__Written request__:
Exactly as written, quote every line that follows, skipping the images.

__Recorded data__:

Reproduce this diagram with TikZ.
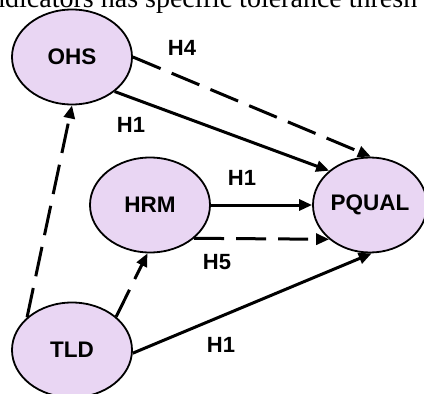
\documentclass[tikz,border=0pt]{standalone}
\usepackage{fontspec}
\setmainfont{Liberation Sans}
\newfontfamily\seriffont{Liberation Serif}
\usetikzlibrary{shapes.geometric,arrows.meta}
\definecolor{nodefill}{RGB}{233,214,243}
\begin{document}
\begin{tikzpicture}[x=1pt,y=-1pt,
  var/.style={ellipse, draw=black, line width=1.8pt, fill=nodefill, minimum width=120pt, minimum height=95pt, inner sep=0pt, font=\fontsize{22.5}{22.5}\selectfont\bfseries},
  lab/.style={font=\fontsize{22}{22}\selectfont\bfseries, inner sep=0pt},
  conn/.style={line width=3pt, -{Triangle[length=13pt,width=11pt]}},
  dsh/.style={dash pattern=on 30pt off 12pt}
]
\useasboundingbox (0,0) rectangle (424,394);
\fill[white] (0,0) rectangle (424,394);
\clip (0,0) rectangle (424,394);
\node[anchor=base west, inner sep=0pt, font=\seriffont\fontsize{28}{28}\selectfont] (toptext) at (-9,7) {ndicators has specific tolerance thresh};
\node[var] (ohs) at (72,57) {OHS};
\node[var] (hrm) at (150,205) {HRM};
\node[var, minimum width=114pt] (pq) at (370,205) {PQUAL};
\node[var] (tld) at (72,350) {TLD};
\draw[conn,dsh] (ohs.0) -- (pq.89);
\draw[conn] (ohs.-39) -- (pq.140);
\draw[conn] (hrm.0) -- (pq.180);
\draw[conn,dsh] (hrm.-37) -- (pq.220);
\draw[conn,dsh] (tld.144) -- (ohs.-90);
\draw[conn,dsh] (tld.37) -- (hrm.-93);
\draw[conn] (tld.-3) -- (pq.-88);
\node[lab] (l4) at (182,48) {H4};
\node[lab] (l1a) at (131,125) {H1};
\node[lab] (l1b) at (242,178) {H1};
\node[lab] (l5) at (217,262) {H5};
\node[lab] (l1c) at (221,345) {H1};
\end{tikzpicture}
\end{document}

__Response below__:
Reproduce this diagram with TikZ.
\documentclass[tikz,border=0pt]{standalone}
\usepackage{fontspec}
\setmainfont{Liberation Sans}
\newfontfamily\seriffont{Liberation Serif}
\usetikzlibrary{shapes.geometric,arrows.meta}
\definecolor{nodefill}{RGB}{233,214,243}
\begin{document}
\begin{tikzpicture}[x=1pt,y=-1pt,
  var/.style={ellipse, draw=black, line width=1.8pt, fill=nodefill, minimum width=120pt, minimum height=95pt, inner sep=0pt, font=\fontsize{22.5}{22.5}\selectfont\bfseries},
  lab/.style={font=\fontsize{22}{22}\selectfont\bfseries, inner sep=0pt},
  conn/.style={line width=3pt, -{Triangle[length=13pt,width=11pt]}},
  dsh/.style={dash pattern=on 30pt off 12pt}
]
\useasboundingbox (0,0) rectangle (424,394);
\fill[white] (0,0) rectangle (424,394);
\clip (0,0) rectangle (424,394);
\node[anchor=base west, inner sep=0pt, font=\seriffont\fontsize{28}{28}\selectfont] (toptext) at (-9,7) {ndicators has specific tolerance thresh};
\node[var] (ohs) at (72,57) {OHS};
\node[var] (hrm) at (150,205) {HRM};
\node[var, minimum width=114pt] (pq) at (370,205) {PQUAL};
\node[var] (tld) at (72,350) {TLD};
\draw[conn,dsh] (ohs.0) -- (pq.89);
\draw[conn] (ohs.-39) -- (pq.140);
\draw[conn] (hrm.0) -- (pq.180);
\draw[conn,dsh] (hrm.-37) -- (pq.220);
\draw[conn,dsh] (tld.144) -- (ohs.-90);
\draw[conn,dsh] (tld.37) -- (hrm.-93);
\draw[conn] (tld.-3) -- (pq.-88);
\node[lab] (l4) at (182,48) {H4};
\node[lab] (l1a) at (131,125) {H1};
\node[lab] (l1b) at (242,178) {H1};
\node[lab] (l5) at (217,262) {H5};
\node[lab] (l1c) at (221,345) {H1};
\end{tikzpicture}
\end{document}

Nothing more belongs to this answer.